While other delegates were doing some last-day sightseeing and shopping, DePaulis toured one of Atlanta's 52 shelters for the homeless to learn how to avoid some of the problems Atlanta faces."There are some real differences between our situation and Atlanta's. It is already out of control here, and has spread to every neighborhood. All they are able to do is a little crisis management.

"We're in far better shape and are out ahead of the problem a bit. I think we can keep it from spreading to the neighborhoods if we take the right action," he said. "The only neighborhood with a real problem back home is around the Pioneer Park area."

Salt Lake City plans to open its first permanent shelter for the homeless in November, when other temporary shelters for families and men will close.

"We will have a first-class facility in terms of dignity for those served. All the facilities we saw here are very rudimentary," he said.

Atlanta officials also gave DePaulis a preview of problems that Salt Lake City may expect if the homeless problem continues to grow.

"First, they say everyone wants shelters for the homeless - but not in their neighborhood. Siting is a real problem. People want them outside the city or in ghetto areas."

DePaulis said the next question that always comes up is whether building homeless shelters attracts even more homeless to a city.

"They say it doesn't. But the problem is growing, and the homeless are everywhere sleeping under cardboard boxes or on benches. So the question becomes do we deal with it, or don't we. If we do something about it, we may be able to keep the problem from spreading into the neighborhoods," he said.

An unexpected problem that Atlanta found is that once a shelter is put into a ghetto area, it spurs a cleanup of the area, which brings new development and "gentrifica-tion" of old houses by new higher-class residents, who then want the shelter moved to an area farther away.

"I said that's good if you want to improve a lot of different slum areas, but they said they don't have the money or expertise for that," DePaulis said.

Atlanta also operates its shelters somewhat differently than Salt Lake City.
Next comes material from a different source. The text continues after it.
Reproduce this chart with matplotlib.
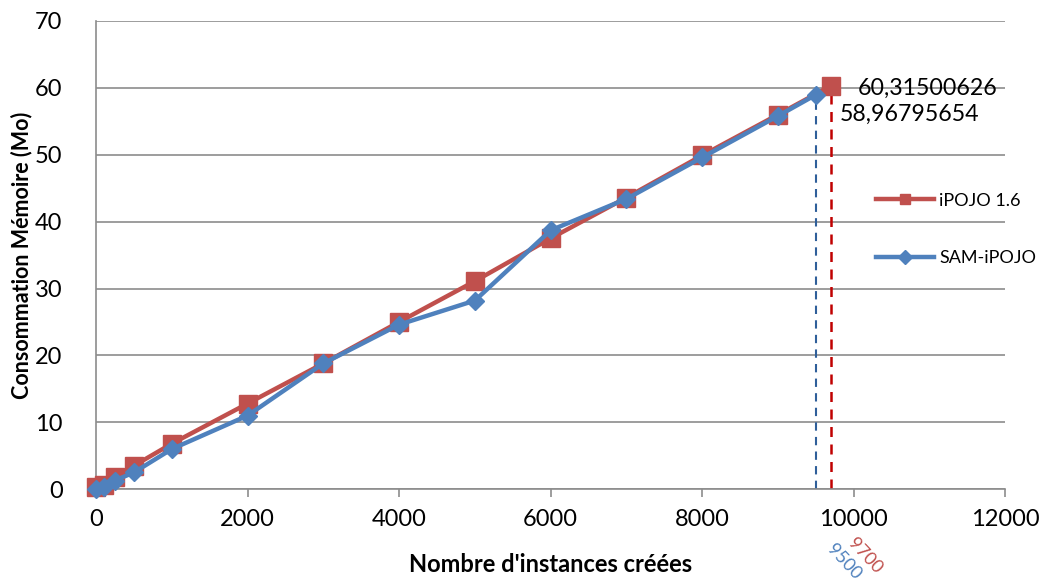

Most shelters in Atlanta are actually operated by churches in their own buildings or nearby, and the city has a task force to coordinate activities and support.

"It seems like every little Baptist or Catholic church has its own little shelter. Some churches spread out beds on the floors, then roll them to hold services."

Besides providing just a place to sleep, shelters in Atlanta also provide meals and counseling. Such services have generally been provided by other agencies in Salt Lake City.

One thing that Atlanta does not have is a school for children staying in its shelters. "Our shelter is one of the few in the nation that has one," DePaulis said.

Atlanta officials are proud of their work with the homeless, but they also got them off the streets for the convention. Homeless people who were living on the streets and not in shelters - including dozen or so who were actually living in a dead-end tunnel under the Omni itself - were rounded up by police and social workers and sent to shelters during the Democrats' stay in Atlanta.

While DePaulis was learning more about the homeless, other delegates finished up last-minute business.

The delegation gave a variety of presents to volunteers who had served as hosts, including "Democrats: A pretty, great party" posters, souvenir pins and hats representing the Utah Jazz, Salt Lake Golden Eagles and the Novelle computer company, which designed the software used by the convention's computers.

Delegates themselves were also offered souvenir posters from a company that has been recycling the 15 tons of newspapers and magazines that delegates have been reading each day at the convention. The posters were made from paper discarded by conventioneers on Monday.